> **Task goal**
The lines to extract run from the first line of the material below to the line containing "const chartTitle = 'Distribución", both included; leave the pictures behind.

################

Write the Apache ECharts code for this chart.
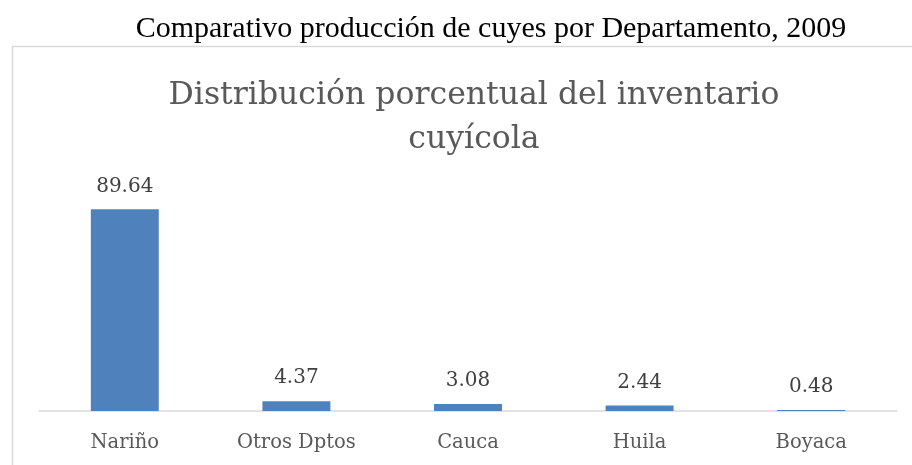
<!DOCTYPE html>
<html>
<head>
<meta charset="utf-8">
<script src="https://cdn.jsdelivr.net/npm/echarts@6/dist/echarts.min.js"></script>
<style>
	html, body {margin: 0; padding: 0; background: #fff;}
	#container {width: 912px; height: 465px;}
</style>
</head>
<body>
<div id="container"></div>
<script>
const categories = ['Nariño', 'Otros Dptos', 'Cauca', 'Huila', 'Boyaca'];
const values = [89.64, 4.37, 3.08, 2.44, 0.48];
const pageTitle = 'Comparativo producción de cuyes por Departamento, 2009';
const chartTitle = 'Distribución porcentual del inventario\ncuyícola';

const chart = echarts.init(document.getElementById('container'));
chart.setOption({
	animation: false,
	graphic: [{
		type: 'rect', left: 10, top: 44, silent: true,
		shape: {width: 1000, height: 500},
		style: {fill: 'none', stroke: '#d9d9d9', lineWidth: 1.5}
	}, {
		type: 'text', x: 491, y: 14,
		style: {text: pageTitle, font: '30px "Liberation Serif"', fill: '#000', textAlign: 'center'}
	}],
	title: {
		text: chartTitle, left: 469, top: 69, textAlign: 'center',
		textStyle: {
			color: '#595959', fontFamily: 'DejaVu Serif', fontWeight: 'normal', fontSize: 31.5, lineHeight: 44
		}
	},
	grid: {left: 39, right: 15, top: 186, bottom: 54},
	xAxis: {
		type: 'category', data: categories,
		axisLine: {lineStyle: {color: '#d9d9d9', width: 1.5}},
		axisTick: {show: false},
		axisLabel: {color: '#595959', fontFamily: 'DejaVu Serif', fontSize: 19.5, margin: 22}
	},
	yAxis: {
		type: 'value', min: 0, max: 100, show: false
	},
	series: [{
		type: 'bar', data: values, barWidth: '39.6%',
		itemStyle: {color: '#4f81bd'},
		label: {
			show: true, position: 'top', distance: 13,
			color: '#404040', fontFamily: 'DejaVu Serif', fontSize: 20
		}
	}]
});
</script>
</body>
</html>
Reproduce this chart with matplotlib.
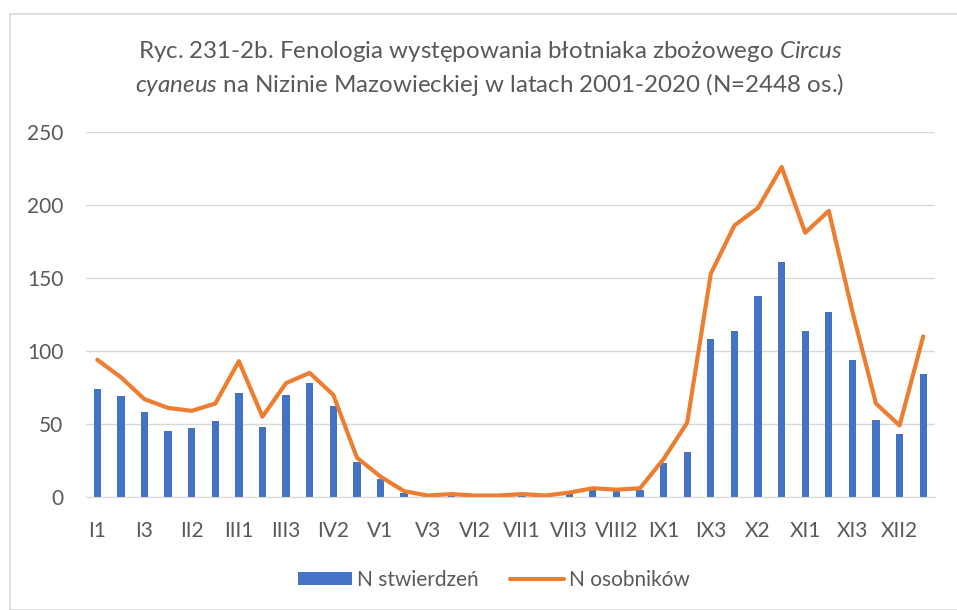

################

> **Answer to the task**
Write the Apache ECharts code for this chart.
<!DOCTYPE html>
<html>
<head>
<meta charset="utf-8">
<script src="https://cdn.jsdelivr.net/npm/echarts@6/dist/echarts.min.js"></script>
<style>
	html, body {margin: 0; padding: 0; background: #fff;}
	#container {width: 912px; height: 465px;}
</style>
</head>
<body>
<div id="container"></div>
<script>
const categories = ['Nariño', 'Otros Dptos', 'Cauca', 'Huila', 'Boyaca'];
const values = [89.64, 4.37, 3.08, 2.44, 0.48];
const pageTitle = 'Comparativo producción de cuyes por Departamento, 2009';
const chartTitle = 'Distribución porcentual del inventario\ncuyícola';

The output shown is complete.